Le letture dell’Ascensione del Signore sono disponibili al seguente link, cliccando qui.
Riflessione
“Nel tuo Figlio asceso al cielo la nostra umanità è innalzata” (Colletta)
Il Signore Gesù, salendo al cielo, conduce nel rapporto con il Padre l’umanità alla quale ha legato la propria vita con l’Incarnazione, la Passione, la Morte e la Risurrezione.
Provo a condividere alcune considerazioni.
1) Noi cristiani, in questa vita terrena, non navighiamo “a vista”: conosciamo la meta; ci è nota la via per raggiungerla; sappiamo qual è la nostra responsabilità.
2) Nel Vangelo secondo Marco, l’Ascensione di Gesù è strettamente collegata con la missione della Chiesa: dunque non segna una fine, ma l’inizio di un cammino.
3) Missione della Chiesa è la testimonianza, resa possibile dal dono dello Spirito Santo (prima lettura).
Nessuno può rendere testimonianza al Figlio (Gesù) se la sua vita non è segnata da un modo di esistere “secondo Dio”, in relazione con il Padre e con i fratelli: questo è “frutto dell’opera dello Spirito Santo”. La missione della Chiesa ha le sue radici nella comunione: è lo Spirito che ci rende capaci di “vivere in comunione”, perché “riversa nei nostri cuori l’amore di Dio Padre e del Figlio”.

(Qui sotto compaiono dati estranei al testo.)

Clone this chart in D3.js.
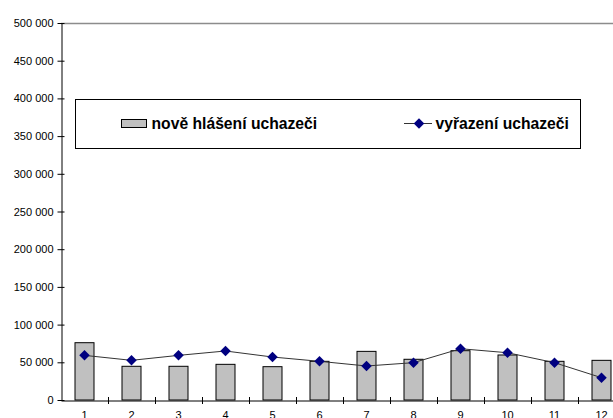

4) “…mentre si trovava a tavola con essi”(prima lettura)
Il pasto (raccontato nella prima lettura) fa riferimento all’Ultima Cena e all’Eucaristia: è nel “pasto eucaristico” che il Signore Gesù si manifesta e parla alla sua Chiesa. Noi cristiani abbiamo qualcosa da dire al mondo proprio e soltanto perché per mezzo dello Spirito Santo, in comunione con il Figlio Gesù, portiamo la nostra vita e la vita del mondo verso il loro compimento, affidandoli all’amore del Padre.
5) “Questi saranno i segni…” (vangelo)
Così, e solo così, sono da intendere i cinque segni elencati nel Vangelo secondo Marco.
- “scacciare i demoni”: superare e sconfiggere tutto ciò che separa, divide e allontana la nostra vita dai rapporti spersonalizzandola.
- “parlare lingue nuove”: cercare in ogni modo il dialogo, rinunciando a scelte di vita che mettono noi stessi al centro.
- “prendere in mano i serpenti”: imparare a fare i conti con le proprie paure, affrontando con umiltà e determinazione i nostri limiti e le nostre immaturità (umane e di fede).
- “bere il veleno”: vigilare perché nessuna malizia o maldicenza possa intaccare o indebolire l’integrità della nostra appartenenza di battezzati al Signore Gesù.
- “imporre le mani ai malati, portare guarigione”: non avere paura del contatto e della relazione, soprattutto quando l’altro manifesta evidenti i segni della fragilità.
Ogni partecipazione all’Eucaristia dovrebbe e potrebbe rinnovare in noi questa grazia.